Figure scripts
________________________

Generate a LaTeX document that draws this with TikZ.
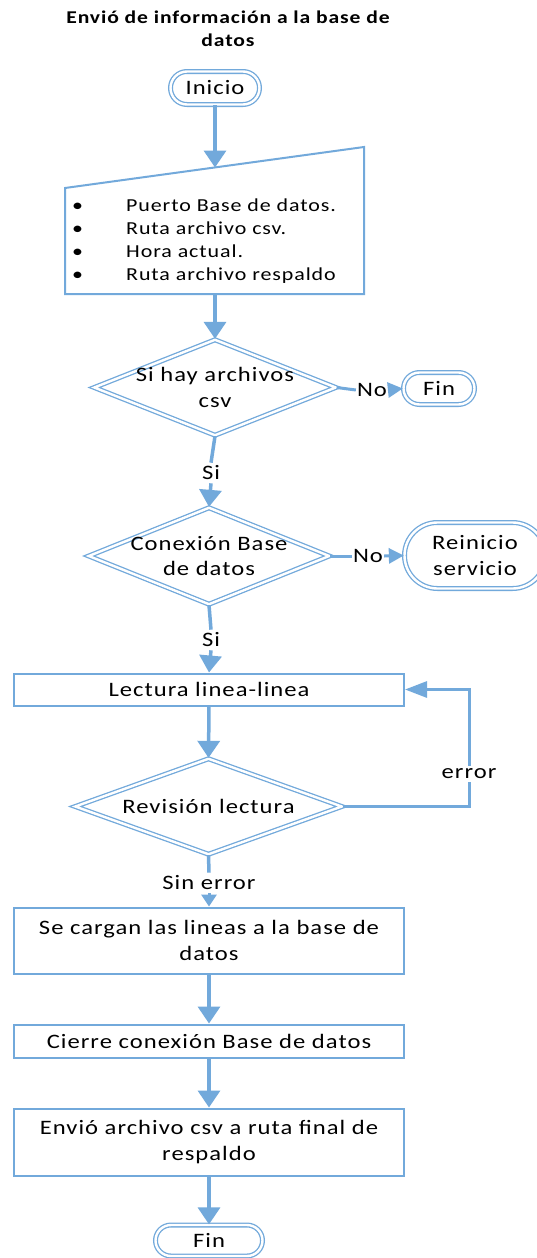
\documentclass[tikz,border=0pt]{standalone}
\usepackage{fontspec}
\setmainfont{Carlito}[FakeStretch=1.2, LetterSpace=5]
\usetikzlibrary{arrows.meta,shapes.geometric}
\definecolor{flow}{RGB}{114,169,219}
\newcommand\txtsize{\fontsize{20.5}{25.5}\selectfont}
\newcommand\listsize{\fontsize{18.3}{23}\selectfont}
\newcommand\headsize{\fontsize{18}{23}\selectfont}

\begin{document}
\begin{tikzpicture}[x=1pt,y=-1pt,
  font=\txtsize,
  term/.style={rectangle, draw=flow, double=white, double distance=2.4pt,
    line width=1.3pt, inner sep=0pt},
  dec/.style={diamond, draw=flow, double=white, double distance=2.4pt,
    line width=1.3pt, inner sep=0pt},
  proc/.style={rectangle, draw=flow, line width=2pt, inner sep=0pt,
    minimum width=390pt, align=center},
  lbl/.style={inner sep=3pt},
  lblh/.style={inner sep=1pt},
  flowline/.style={draw=flow, line width=3.5pt},
  bigarrow/.style={flowline, -{Triangle[width=22pt,length=17pt]}},
  midarrow/.style={draw=flow, line width=3pt, -{Triangle[width=16pt,length=22pt]}},
  smallarrow/.style={draw=flow, line width=3pt, -{Triangle[width=15pt,length=15pt]}},
  tinyarrow/.style={draw=flow, line width=3pt, -{Triangle[width=15pt,length=12pt]}}
]
\path[use as bounding box, fill=white] (0,0) rectangle (537,1258);

% title
\node[font=\headsize\bfseries, align=center, inner sep=0pt] (titulo) at (228,29)
  {Envió de información a la base de\\datos};

% start
\node[term, rounded corners=16.5pt, minimum width=89pt, minimum height=33pt]
  (inicio) at (215,88) {Inicio};

% manual input block
\coordinate (mi-tl) at (65,188);
\coordinate (mi-tr) at (364,147);
\coordinate (mi-br) at (364,294);
\coordinate (mi-bl) at (65,294);
\draw[flow, line width=2pt] (mi-tl) -- (mi-tr) -- (mi-br) -- (mi-bl) -- cycle;
\coordinate (mitop) at (215,167.5);
\coordinate (mibot) at (215,294);
\node[anchor=west, inner sep=0pt, align=left, font=\listsize] (lista) at (72,241.5)
  {\makebox[54pt][l]{\textbullet}Puerto Base de datos.\\
   \makebox[54pt][l]{\textbullet}Ruta archivo csv.\\
   \makebox[54pt][l]{\textbullet}Hora actual.\\
   \makebox[54pt][l]{\textbullet}Ruta archivo respaldo};

% decision: files present
\node[dec, minimum width=242pt, minimum height=96pt] (d1) at (215,387.5) {};
\node[align=center, inner sep=0pt] (d1t) at (d1.center) {Si hay archivos\\csv};
\node[lblh] (no1) at (372,390) {No};
\node[term, rounded corners=16pt, minimum width=71pt, minimum height=32pt]
  (fin1) at (439,388.5) {Fin};
\node[lbl] (si1) at (211,473) {Si};

% decision: database connection
\node[dec, minimum width=241pt, minimum height=97pt] (d2) at (209,556) {};
\node[align=center, inner sep=0pt] (d2t) at (d2.center) {Conexión Base\\de datos};
\node[lblh] (no2) at (368,556) {No};
\node[term, rounded corners=33pt, minimum width=141pt, minimum height=66pt,
  align=center] (reinicio) at (475,555.5) {Reinicio\\servicio};
\node[lbl] (si2) at (211,640) {Si};

% reading loop
\node[proc, minimum height=32pt] (lectura) at (209,689.5) {Lectura linea-linea};
\node[dec, minimum width=267pt, minimum height=96pt] (d3) at (208.5,806.5) {};
\node[inner sep=0pt] (d3t) at (d3.center) {Revisión lectura};
\node[lbl] (err) at (469,774) {error};
\node[lbl] (sinerr) at (209,883) {Sin error};

% processing steps
\node[proc, minimum height=66pt] (carga) at (209,940.5)
  {Se cargan las lineas a la base de\\datos};
\node[proc, minimum height=33pt] (cierre) at (209,1041)
  {Cierre conexión Base de datos};
\node[proc, minimum height=67pt] (envio) at (209,1142)
  {Envió archivo csv a ruta final de\\respaldo};
\node[term, rounded corners=15.5pt, minimum width=107pt, minimum height=31pt]
  (fin2) at (209,1240.5) {Fin};

% connectors
\draw[bigarrow] (inicio.south) -- (mitop);
\draw[bigarrow] (mibot) -- (d1.north);
\draw[flowline, line width=3pt] (d1.east) -- (no1.west);
\draw[smallarrow] (no1.east) -- (fin1.west);
\draw[flowline] (d1.south) -- (si1.north);
\draw[bigarrow] (si1.south) -- (d2.north);
\draw[flowline, line width=3pt] (d2.east) -- (no2.west);
\draw[smallarrow] (no2.east) -- (reinicio.west);
\draw[flowline] (d2.south) -- (si2.north);
\draw[bigarrow] (si2.south) -- (lectura.north);
\draw[bigarrow] (lectura.south) -- (d3.north);
\draw[flowline, line width=3pt] (d3.east) -| (err.south);
\draw[midarrow] (err.north) |- (lectura.east);
\draw[flowline] (d3.south) -- (sinerr.north);
\draw[tinyarrow] (sinerr.south) -- (carga.north);
\draw[bigarrow] (carga.south) -- (cierre.north);
\draw[bigarrow] (cierre.south) -- (envio.north);
\draw[bigarrow] (envio.south) -- (fin2.north);
\end{tikzpicture}
\end{document}
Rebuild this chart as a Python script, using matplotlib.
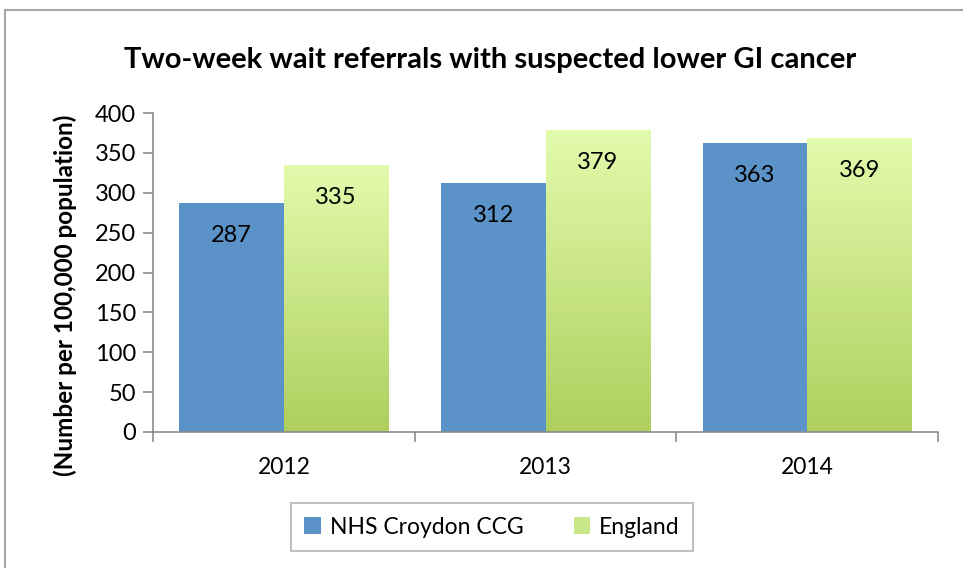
import matplotlib.pyplot as plt
import numpy as np
from matplotlib.patches import Rectangle, Patch
from matplotlib.colors import LinearSegmentedColormap

plt.rcParams['font.family'] = ['Lato', 'DejaVu Sans']

years = ['2012', '2013', '2014']
croydon = [287, 312, 363]
england = [335, 379, 369]

blue = '#5B93C8'
grey = '#8C8C8C'
green_map = LinearSegmentedColormap.from_list('grn', ['#AECF5E', '#E3FBAD'])

fig = plt.figure(figsize=(9.63, 5.68), dpi=100)
# outer chart frame
fig.patches.append(Rectangle((5 / 963, -0.1), 1.2, (1 - 10 / 568) + 0.1,
                             transform=fig.transFigure, fill=False,
                             edgecolor='#A6A6A6', linewidth=1.5))

ax = fig.add_axes([153 / 963, 1 - 432 / 568, 785 / 963, 319 / 568])
x = np.arange(len(years))
w = 0.4

b1 = ax.bar(x - w / 2, croydon, w, color=blue, zorder=2)
b2 = ax.bar(x + w / 2, england, w, color='none', zorder=2)

# gradient fill for England bars
grad = np.linspace(0, 1, 256).reshape(-1, 1)
for rect in b2:
    x0, h = rect.get_x(), rect.get_height()
    im = ax.imshow(grad, cmap=green_map, origin='lower', aspect='auto',
                   extent=(x0, x0 + w, 0, h), zorder=2)
    im.set_clip_path(rect)

for rect, v in zip(b1, croydon):
    ax.text(rect.get_x() + w / 2, v - 41, str(v), ha='center', va='center',
            fontsize=17, zorder=3)
for rect, v in zip(b2, england):
    ax.text(rect.get_x() + w / 2, v - 41, str(v), ha='center', va='center',
            fontsize=17, zorder=3)

ax.set_xlim(-0.5, 2.5)
ax.set_ylim(0, 400)
ax.set_yticks(range(0, 401, 50))
ax.set_xticks(x)
ax.set_xticklabels(years)
ax.set_xticks([-0.5, 0.5, 1.5, 2.5], minor=True)
ax.tick_params(axis='x', which='major', length=0, pad=18, labelsize=16.5)
ax.tick_params(axis='x', which='minor', length=7, color=grey, width=1.2)
ax.tick_params(axis='y', length=7, color=grey, width=1.2, labelsize=17, pad=5)
for s in ['top', 'right']:
    ax.spines[s].set_visible(False)
for s in ['left', 'bottom']:
    ax.spines[s].set_color(grey)
    ax.spines[s].set_linewidth(1.2)

ax.set_ylabel('(Number per 100,000 population)', fontsize=17.5,
              fontweight='bold')
ax.yaxis.set_label_coords(-0.097, 0.43)
fig.text(490 / 963, 1 - 60 / 568,
         'Two-week wait referrals with suspected lower GI cancer',
         ha='center', va='center', fontsize=21, fontweight='bold')

handles = [Patch(facecolor=blue, label='NHS Croydon CCG'),
           Patch(facecolor='#C8E68A', label='England')]
leg = fig.legend(handles=handles, loc='center', ncol=2,
                 bbox_to_anchor=(492 / 963, 1 - 527 / 568), fontsize=16.5,
                 frameon=True, fancybox=False, edgecolor='#B0B0B0',
                 handlelength=0.7, handleheight=0.7, handletextpad=0.4,
                 columnspacing=2.2, borderpad=0.6, borderaxespad=0)
leg.get_frame().set_linewidth(1.5)

fig.savefig('out.png', dpi=100)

________________________

**WORK TO COMPLETE**. In the listing above, find the line with "Rebuild this chart" and the line with "edgecolor='#A6A6A6', linewidth=1.5))". Copy exactly those two and every line between, without the pictures.

**RESULT FOR THIS EXERCISE**.
Rebuild this chart as a Python script, using matplotlib.
import matplotlib.pyplot as plt
import numpy as np
from matplotlib.patches import Rectangle, Patch
from matplotlib.colors import LinearSegmentedColormap

plt.rcParams['font.family'] = ['Lato', 'DejaVu Sans']

years = ['2012', '2013', '2014']
croydon = [287, 312, 363]
england = [335, 379, 369]

blue = '#5B93C8'
grey = '#8C8C8C'
green_map = LinearSegmentedColormap.from_list('grn', ['#AECF5E', '#E3FBAD'])

fig = plt.figure(figsize=(9.63, 5.68), dpi=100)
# outer chart frame
fig.patches.append(Rectangle((5 / 963, -0.1), 1.2, (1 - 10 / 568) + 0.1,
                             transform=fig.transFigure, fill=False,
                             edgecolor='#A6A6A6', linewidth=1.5))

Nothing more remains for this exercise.